Le poste national disposait de deux émetteurs Thomson de 100 kW en ondes courtes et interchangeables. L'un desservait le poste national proprement dit, et l'autre, la chaîne internationale. Le poste national disposait également d'un émetteur Thomson en ondes moyennes, couplé aux 100 kW en ondes courtes, d'un émetteur d'1 kW en ondes moyennes. L'émetteur de la chaîne internationale connaissait régulièrement des pannes techniques liées aux déficits de pièces de rechange. Il était courant que ledit émetteur fût dépecé pour assurer le dépannage de l'émetteur de 100 kW de la station provinciale du Nord, ou du poste national lui-même. En 1981, un véhicule était affecté à la S.D.P. et un autre à la S.D.N. Chaque sous-direction devait prendre en charge le transport de son personnel, pour des reportages et des services de nuit. Cela donnait lieu à une répartition d'un véhicule pour 28 cadres de production et assimilés au sein de la S.D.N. Bien que les effectifs du personnel aient augmenté, les véhicules disponibles étaient insuffisants. Il existait un déséquilibre remarquable entre les potentialités techniques disponibles des studios et les moyens logistiques dont disposaient les hommes de la radio nationale. Les cars étaient insuffisamment mis en valeur et allaient exceptionnellement en mission.

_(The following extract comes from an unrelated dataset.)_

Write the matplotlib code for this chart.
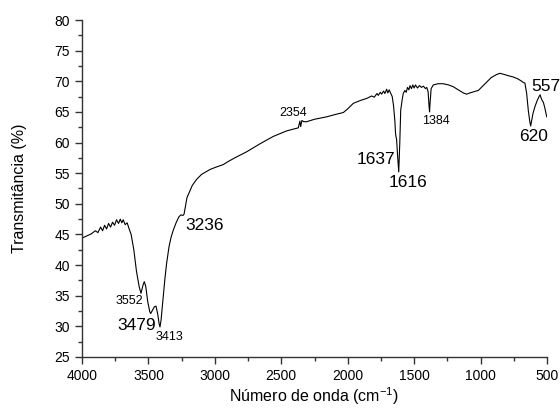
import numpy as np
import matplotlib
matplotlib.use('Agg')
import matplotlib.pyplot as plt

plt.rcParams['font.family'] = ['Liberation Sans', 'DejaVu Sans']
plt.rcParams['mathtext.fontset'] = 'custom'
plt.rcParams['mathtext.rm'] = 'Liberation Sans'

# espectro FTIR (número de onda, transmitância)
wavenumber = [
    4000, 3960, 3930, 3900, 3880, 3860, 3845, 3830, 3815, 3800, 3785, 3770,
    3755, 3740, 3725, 3712, 3700, 3690, 3675, 3660, 3645, 3630, 3610, 3590,
    3570, 3556, 3540, 3531, 3520, 3505, 3490, 3483, 3470, 3455, 3443, 3430,
    3420, 3413, 3405, 3390, 3375, 3363, 3345, 3330, 3313, 3290, 3270, 3255,
    3240, 3232, 3220, 3210, 3190, 3170, 3137, 3100, 3037, 2990, 2937, 2900,
    2850, 2760, 2660, 2560, 2460, 2372, 2360, 2354, 2345, 2330, 2309, 2250,
    2158, 2090, 2033, 2000, 1958, 1900, 1857, 1820, 1800, 1780, 1770, 1755,
    1745, 1730, 1720, 1707, 1698, 1688, 1675, 1665, 1655, 1645, 1640, 1637,
    1632, 1625, 1616, 1608, 1601, 1590, 1582, 1570, 1560, 1550, 1540, 1531,
    1520, 1510, 1500, 1490, 1475, 1460, 1445, 1430, 1415, 1405, 1395, 1388,
    1384, 1380, 1372, 1356, 1320, 1281, 1240, 1205, 1160, 1130, 1105, 1080,
    1050, 1017, 985, 954, 920, 880, 854, 820, 790, 754, 720, 690,
    678, 666, 653, 641, 630, 623, 615, 605, 590, 575, 560, 552,
    545, 535, 528, 518, 510, 502,
]
transmit = [
    44.4, 44.8, 45.1, 45.6, 45.3, 46.2, 45.6, 46.5, 45.9, 46.8, 46.2, 47.0,
    46.5, 47.4, 46.8, 47.5, 46.9, 47.4, 46.6, 46.9, 45.9, 45.0, 42.5, 39.0,
    36.5, 35.4, 36.8, 37.3, 36.5, 34.0, 32.4, 32.1, 32.6, 33.2, 33.3, 32.0,
    30.5, 29.9, 31.0, 34.5, 38.0, 40.3, 43.0, 44.5, 45.7, 47.0, 47.9, 48.2,
    48.1, 48.3, 49.8, 51.0, 52.0, 53.0, 54.0, 54.8, 55.6, 56.0, 56.4, 56.9,
    57.5, 58.5, 59.8, 61.0, 61.9, 62.4, 63.5, 62.6, 63.6, 63.4, 63.4, 63.8,
    64.2, 64.6, 64.9, 65.5, 66.4, 66.9, 67.2, 67.6, 67.4, 68.0, 67.7, 68.2,
    67.9, 68.4, 68.0, 68.7, 68.1, 68.6, 68.0, 67.5, 66.0, 63.5, 61.5, 61.0,
    60.5, 58.0, 55.2, 60.0, 65.3, 67.0, 68.0, 68.5, 68.2, 69.0, 68.6, 69.3,
    68.8, 69.4, 68.9, 69.4, 68.9, 69.3, 69.0, 69.2, 68.8, 69.0, 68.3, 66.0,
    65.0, 66.5, 68.8, 69.4, 69.6, 69.6, 69.4, 69.1, 68.5, 68.1, 67.9, 68.1,
    68.3, 68.5, 69.2, 69.9, 70.6, 71.1, 71.3, 71.1, 70.9, 70.7, 70.4, 70.0,
    69.8, 69.7, 68.0, 65.3, 63.5, 62.7, 63.6, 64.8, 65.9, 66.8, 67.5, 67.8,
    67.3, 66.8, 66.6, 65.8, 65.0, 64.2,
]

# rótulos dos picos: texto, posição x, posição y, tamanho
peak_text = ['3552', '3479', '3413', '3236', '2354', '1637', '1616', '1384', '620', '557']
peak_x = [3646, 3588, 3343, 3074, 2412, 1791, 1544, 1337, 599, 508]
peak_y = [34.2, 30.2, 28.2, 46.4, 64.9, 57.3, 53.4, 63.5, 61.0, 69.2]
peak_size = [9, 12.5, 9, 12.5, 9, 12.5, 12.5, 9, 12.5, 12.5]

fig = plt.figure(figsize=(5.6, 4.16), dpi=100)
ax = fig.add_axes([82 / 560, 1 - 357 / 416, (547 - 82) / 560, (357 - 20) / 416])

ax.plot(wavenumber, transmit, color='black', lw=0.8)

for t, x, y, s in zip(peak_text, peak_x, peak_y, peak_size):
    ax.text(x, y, t, fontsize=s, ha='center', va='center', clip_on=False)

ax.set_xlim(4000, 500)
ax.set_ylim(25, 80)
ax.set_xticks(np.arange(4000, 499, -500))
ax.set_xticks(np.arange(3750, 500, -500), minor=True)
ax.set_yticks(np.arange(25, 81, 5))
ax.set_yticks(np.arange(27.5, 80, 5), minor=True)

ax.spines['top'].set_visible(False)
ax.spines['right'].set_visible(False)
for sp in ['left', 'bottom']:
    ax.spines[sp].set_color('#333333')
    ax.spines[sp].set_linewidth(1.0)

ax.tick_params(which='major', direction='out', length=5, width=1.0, color='#333333', labelsize=10)
ax.tick_params(which='minor', direction='out', length=3, width=1.0, color='#333333')

ax.set_xlabel(r'Número de onda (cm$^{\mathregular{-1}}$)', fontsize=11.5, labelpad=2)
ax.set_ylabel('Transmitância (%)', fontsize=11.5, labelpad=20)

fig.savefig('out.png', dpi=100)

Les coupures d'émissions plus ou moins prolongées, des nouvelles peu travaillées, des programmes sans impact consistant, une animation parfois « brouillonne », déplaisaient aux auditeurs. Dès 1985, la télévision faisait grande concurrence à la radio. La plupart des cadres compétents de la radio avaient été sollicités pour officier à la télévision nationale. Il s'agissait notamment de Charles Ndongo, Barbara Nkono, Adamu Musa, Denise Epote. D'où l'affaiblissement de l'efficacité de la radio.

Au regard de ses difficultés, la radio publique camerounaise avait des défis importants à relever.

* 139 Ladite loi avait consacré le régime de l'autonomie interne au Cameroun. Cela supposait que les autorités camerounaises pouvaient prendre des décisions d'utilité publique, sans nécessairement se référer à la métropole (la France).

* 140 Convention n°2205 du 27 juillet 1960.

* 141 Convention de Coopération dans le domaine de la radiodiffusion entre la France et le Cameroun, publiée dans le Journal Officiel de la République française du 12 mai 1965, p.15.

* 142 Ahmadou Ahidjo, in « Anthologie des Discours », Discours d'inauguration de l'émetteur de 30 kW O.C. de Garoua, 23 juillet 1963, p.304.

* 143 Entretien avec Louis-Marie Enama, 66 ans, Vérificateur, Okola, 02 février 2010.

* 144 J.P. Biyiti Bi Essam, « Une radio régionale africaine et ... », p.63.